## Task goal
Copy the lines below as they are; omit the images they contain.

* begin *

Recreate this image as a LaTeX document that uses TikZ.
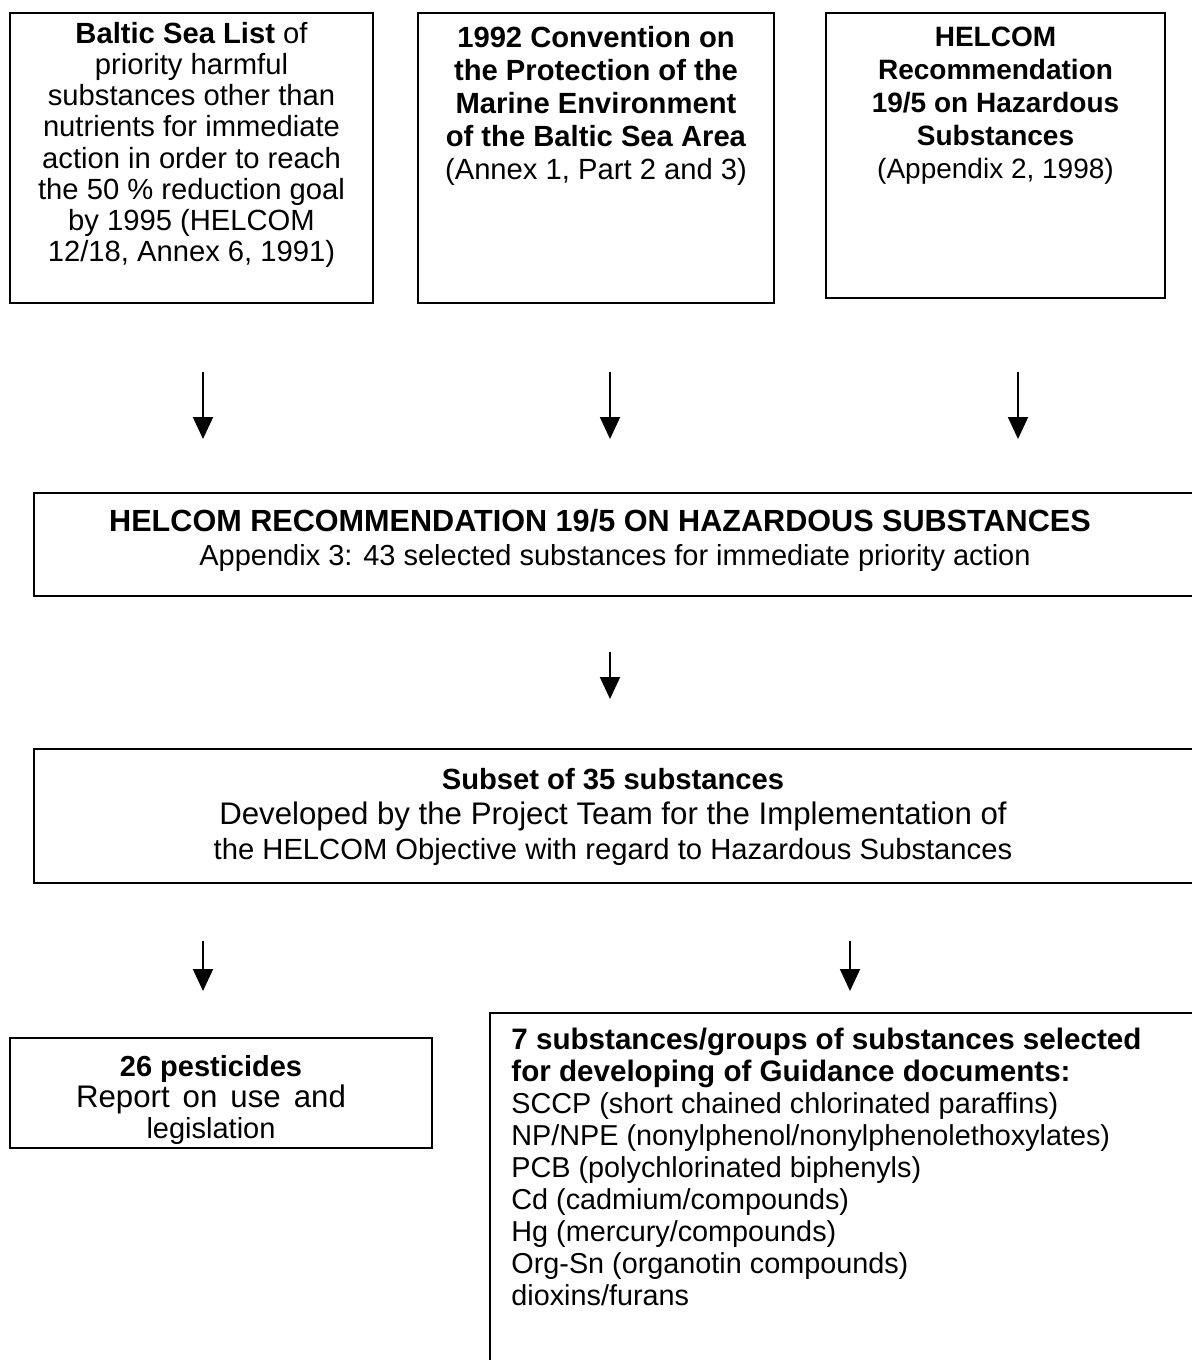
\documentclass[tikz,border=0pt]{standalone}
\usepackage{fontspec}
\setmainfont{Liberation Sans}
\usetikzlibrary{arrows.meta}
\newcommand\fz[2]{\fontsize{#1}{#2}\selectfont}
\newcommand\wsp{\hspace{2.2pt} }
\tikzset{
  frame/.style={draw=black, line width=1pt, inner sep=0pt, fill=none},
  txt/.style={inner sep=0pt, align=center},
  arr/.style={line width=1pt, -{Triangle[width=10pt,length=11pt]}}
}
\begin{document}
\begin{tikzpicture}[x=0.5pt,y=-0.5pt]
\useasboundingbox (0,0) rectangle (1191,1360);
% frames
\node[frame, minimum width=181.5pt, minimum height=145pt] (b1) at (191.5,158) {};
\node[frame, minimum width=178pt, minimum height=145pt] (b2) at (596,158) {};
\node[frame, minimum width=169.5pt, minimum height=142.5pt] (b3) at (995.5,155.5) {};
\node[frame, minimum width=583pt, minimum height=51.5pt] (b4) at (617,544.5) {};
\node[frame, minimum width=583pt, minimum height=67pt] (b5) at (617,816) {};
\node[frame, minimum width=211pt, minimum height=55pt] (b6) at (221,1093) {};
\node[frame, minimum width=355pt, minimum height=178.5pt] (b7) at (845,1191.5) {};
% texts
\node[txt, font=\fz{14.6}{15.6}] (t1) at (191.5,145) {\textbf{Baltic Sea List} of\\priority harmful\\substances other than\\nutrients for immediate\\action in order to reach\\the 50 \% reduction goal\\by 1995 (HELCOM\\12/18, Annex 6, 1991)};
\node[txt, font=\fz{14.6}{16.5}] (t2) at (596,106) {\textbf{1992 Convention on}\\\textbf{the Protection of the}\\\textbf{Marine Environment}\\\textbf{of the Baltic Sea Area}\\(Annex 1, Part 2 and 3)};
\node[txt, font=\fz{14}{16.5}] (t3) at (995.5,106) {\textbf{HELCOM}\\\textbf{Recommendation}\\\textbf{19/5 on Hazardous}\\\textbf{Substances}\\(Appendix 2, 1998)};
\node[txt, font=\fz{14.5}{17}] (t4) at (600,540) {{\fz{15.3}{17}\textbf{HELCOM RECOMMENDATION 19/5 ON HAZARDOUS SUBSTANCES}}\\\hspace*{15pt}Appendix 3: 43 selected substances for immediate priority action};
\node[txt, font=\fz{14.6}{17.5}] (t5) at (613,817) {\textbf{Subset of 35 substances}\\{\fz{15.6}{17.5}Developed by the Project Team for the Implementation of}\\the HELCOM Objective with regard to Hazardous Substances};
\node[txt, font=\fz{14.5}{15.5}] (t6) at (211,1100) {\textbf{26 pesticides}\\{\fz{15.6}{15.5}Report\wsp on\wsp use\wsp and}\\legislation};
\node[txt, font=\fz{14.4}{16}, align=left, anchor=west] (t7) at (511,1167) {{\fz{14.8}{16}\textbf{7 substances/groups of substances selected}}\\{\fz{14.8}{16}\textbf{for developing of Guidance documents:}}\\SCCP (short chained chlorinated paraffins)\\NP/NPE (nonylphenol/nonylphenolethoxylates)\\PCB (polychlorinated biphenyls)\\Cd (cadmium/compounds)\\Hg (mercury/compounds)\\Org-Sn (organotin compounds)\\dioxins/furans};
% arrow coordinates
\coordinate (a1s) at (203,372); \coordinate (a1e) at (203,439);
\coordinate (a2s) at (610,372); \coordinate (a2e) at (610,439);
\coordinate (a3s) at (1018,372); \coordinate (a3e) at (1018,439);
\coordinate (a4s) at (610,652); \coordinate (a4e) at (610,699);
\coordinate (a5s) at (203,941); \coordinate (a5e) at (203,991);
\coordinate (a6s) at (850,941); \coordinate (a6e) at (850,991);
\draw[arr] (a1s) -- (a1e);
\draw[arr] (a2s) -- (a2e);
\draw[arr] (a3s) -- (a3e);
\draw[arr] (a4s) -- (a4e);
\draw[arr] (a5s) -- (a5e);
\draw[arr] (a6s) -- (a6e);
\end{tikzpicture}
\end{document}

* end *

## Reply
Recreate this image as a LaTeX document that uses TikZ.
\documentclass[tikz,border=0pt]{standalone}
\usepackage{fontspec}
\setmainfont{Liberation Sans}
\usetikzlibrary{arrows.meta}
\newcommand\fz[2]{\fontsize{#1}{#2}\selectfont}
\newcommand\wsp{\hspace{2.2pt} }
\tikzset{
  frame/.style={draw=black, line width=1pt, inner sep=0pt, fill=none},
  txt/.style={inner sep=0pt, align=center},
  arr/.style={line width=1pt, -{Triangle[width=10pt,length=11pt]}}
}
\begin{document}
\begin{tikzpicture}[x=0.5pt,y=-0.5pt]
\useasboundingbox (0,0) rectangle (1191,1360);
% frames
\node[frame, minimum width=181.5pt, minimum height=145pt] (b1) at (191.5,158) {};
\node[frame, minimum width=178pt, minimum height=145pt] (b2) at (596,158) {};
\node[frame, minimum width=169.5pt, minimum height=142.5pt] (b3) at (995.5,155.5) {};
\node[frame, minimum width=583pt, minimum height=51.5pt] (b4) at (617,544.5) {};
\node[frame, minimum width=583pt, minimum height=67pt] (b5) at (617,816) {};
\node[frame, minimum width=211pt, minimum height=55pt] (b6) at (221,1093) {};
\node[frame, minimum width=355pt, minimum height=178.5pt] (b7) at (845,1191.5) {};
% texts
\node[txt, font=\fz{14.6}{15.6}] (t1) at (191.5,145) {\textbf{Baltic Sea List} of\\priority harmful\\substances other than\\nutrients for immediate\\action in order to reach\\the 50 \% reduction goal\\by 1995 (HELCOM\\12/18, Annex 6, 1991)};
\node[txt, font=\fz{14.6}{16.5}] (t2) at (596,106) {\textbf{1992 Convention on}\\\textbf{the Protection of the}\\\textbf{Marine Environment}\\\textbf{of the Baltic Sea Area}\\(Annex 1, Part 2 and 3)};
\node[txt, font=\fz{14}{16.5}] (t3) at (995.5,106) {\textbf{HELCOM}\\\textbf{Recommendation}\\\textbf{19/5 on Hazardous}\\\textbf{Substances}\\(Appendix 2, 1998)};
\node[txt, font=\fz{14.5}{17}] (t4) at (600,540) {{\fz{15.3}{17}\textbf{HELCOM RECOMMENDATION 19/5 ON HAZARDOUS SUBSTANCES}}\\\hspace*{15pt}Appendix 3: 43 selected substances for immediate priority action};
\node[txt, font=\fz{14.6}{17.5}] (t5) at (613,817) {\textbf{Subset of 35 substances}\\{\fz{15.6}{17.5}Developed by the Project Team for the Implementation of}\\the HELCOM Objective with regard to Hazardous Substances};
\node[txt, font=\fz{14.5}{15.5}] (t6) at (211,1100) {\textbf{26 pesticides}\\{\fz{15.6}{15.5}Report\wsp on\wsp use\wsp and}\\legislation};
\node[txt, font=\fz{14.4}{16}, align=left, anchor=west] (t7) at (511,1167) {{\fz{14.8}{16}\textbf{7 substances/groups of substances selected}}\\{\fz{14.8}{16}\textbf{for developing of Guidance documents:}}\\SCCP (short chained chlorinated paraffins)\\NP/NPE (nonylphenol/nonylphenolethoxylates)\\PCB (polychlorinated biphenyls)\\Cd (cadmium/compounds)\\Hg (mercury/compounds)\\Org-Sn (organotin compounds)\\dioxins/furans};
% arrow coordinates
\coordinate (a1s) at (203,372); \coordinate (a1e) at (203,439);
\coordinate (a2s) at (610,372); \coordinate (a2e) at (610,439);
\coordinate (a3s) at (1018,372); \coordinate (a3e) at (1018,439);
\coordinate (a4s) at (610,652); \coordinate (a4e) at (610,699);
\coordinate (a5s) at (203,941); \coordinate (a5e) at (203,991);
\coordinate (a6s) at (850,941); \coordinate (a6e) at (850,991);
\draw[arr] (a1s) -- (a1e);
\draw[arr] (a2s) -- (a2e);
\draw[arr] (a3s) -- (a3e);
\draw[arr] (a4s) -- (a4e);
\draw[arr] (a5s) -- (a5e);
\draw[arr] (a6s) -- (a6e);
\end{tikzpicture}
\end{document}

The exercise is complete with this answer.